II. "EL ESPACIO SALVADO. ÁLBUM DE IMÁGENES", Alberto Ruiz de Samaniego, Valencia: Shangrila, 2024

 

INTRODUCCIÓN


Leonardo da Vinci, Un bosque, 1502



Este libro solo responde a lo que, con Louis Marin (Destruir la pintura), llamaremos el placer de hacer palabra la imagen: procurar, pues, del disfrute de la contemplación del cuadro, o de su goce, un placer o un goce del lenguaje. No se trata tanto de un deseo de saber –explicar o significar la imagen– como de un gusto por decir el enigma y, si ello fuese posible, instalarse felizmente en él, o al menos rondarlo.

El cineasta Raúl Ruiz sostenía que todo film conlleva siempre otro film secreto, y que para descubrirlo bastaba con desarrollar el don de la doble visión que cada cual posee.
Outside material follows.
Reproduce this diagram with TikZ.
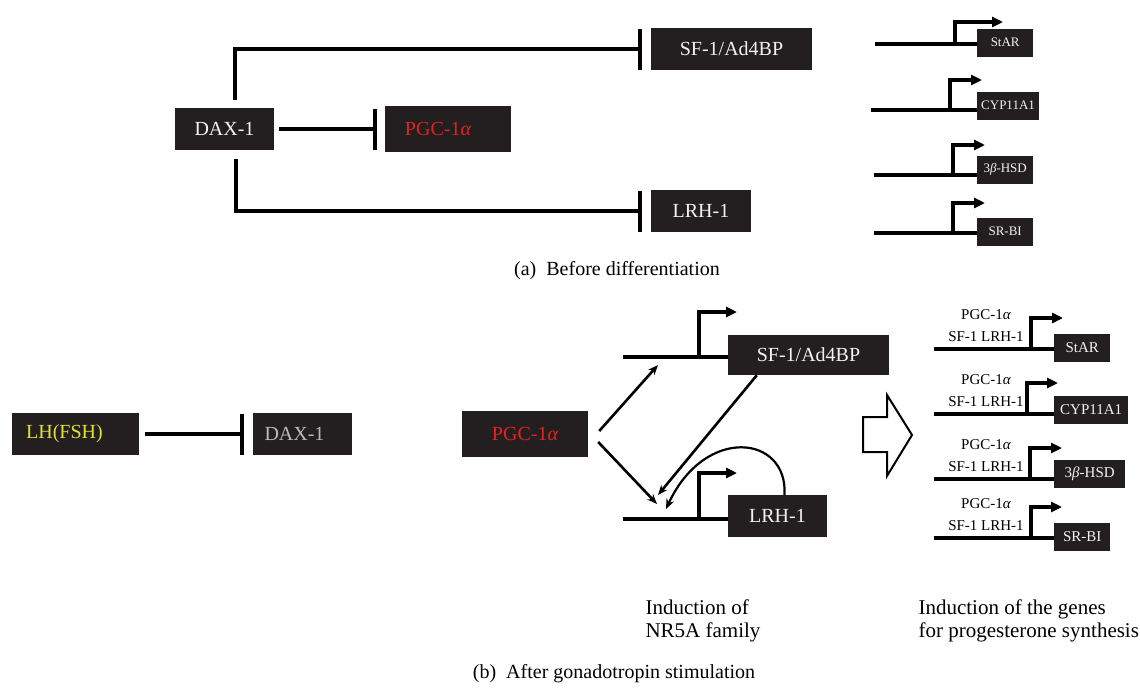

Este don, que Dalí podría haber llamado “método paranoico-crítico”, consistía sencillamente en ver en una imagen o sucesión de imágenes no ya la secuencia narrativa que se da a ver efectivamente, sino el potencial simbólico y figurativo de las imágenes y, en el caso de las películas, de los sonidos aislados del contexto. Además, una escena o un film secreto no aparecerá casi nunca en la primera visión; requiere, para su revelación, de una cierta rumia y extrañamiento. 

Puede que, como las películas, también las imágenes conlleven escenas o cuadros clandestinos, gestos oblicuos y furtivos que esconden sensaciones y paisajes ignotos. Encontrarlos y perseguirlos puede llegar a ser una práctica, o una obsesión, apasionante. Tal vez ahí, en esa ronda un tanto noctámbula –y sonámbula–, radique una parte considerable de la emoción estética.

Por eso este libro es un álbum. El producto de unas circunstancias, el relato discontinuo o la dispersión de unas elecciones y encuentros felices con algunas imágenes. Como señaló Barthes (La preparación de la novela), si algo caracteriza a un álbum es la ausencia de estructura. El álbum –apuntaba Barthes– forma un conjunto facticio de elementos cuyo orden, presencia o ausencia son del todo arbitrarios. 

Nada más lejano, entonces, en esta deliciosa derrota sometida al azar y a la contingencia del capricho y del gusto –placer barroco de las incidencias y las digresiones– que el tratado o el libro –que se quiere normativo– de arte y ensayo, dicho esto por recurrir a un término que remite a las viejas sesiones cinefílicas de antaño y que, como enseguida nos sugeriría el propio Barthes, está repleto de pesadas connotaciones lindantes con el tedio, y a veces con la pompa atroz de los circunstantes. 

Un álbum. La misma contingencia o capricho que guía la presencia de las obras aquí comentadas habrá de regir –deseamos– el desplazamiento del lector por sus páginas; tránsito episódico, salteado, fragmentario y parcial. Puede que orientado o seducido, antes que nada –y por tratar al menos en este caso de hacer una excepción a la normativa logocéntrica que nos conforma culturalmente– por las imágenes mismas: santos –y señas– de una devoción compartida con Baudelaire y con los hábitos despreocupados de la infancia, y, por qué no, también con aquellos viejos espectadores de la menesterosa cinefilia, los últimos hombres de las cavernas, al decir también de Raúl Ruiz.

Pues toda imagen aspira a ser, de algún modo, un espacio salvado. He ahí, desde luego, la experiencia propia de un cuadro: un sitio resguardado del exterior donde estar y deambular en paz, modelo él también del detenimiento, y de la suprema intimidad. Un libro como este, con cuadros dentro, no puede más que intensificar esa experiencia.

Naturalmente, este es el tipo de libro cuya concepción misma excluye la posibilidad de darle fin. Lo cierto es que, en el fondo, todo escritor-lector aspira a la escritura infinita que incluya todas las variantes y todos los desvíos: la palabra tramada en una querencia o delirio que dure lo que dura la vida de quien la escribe.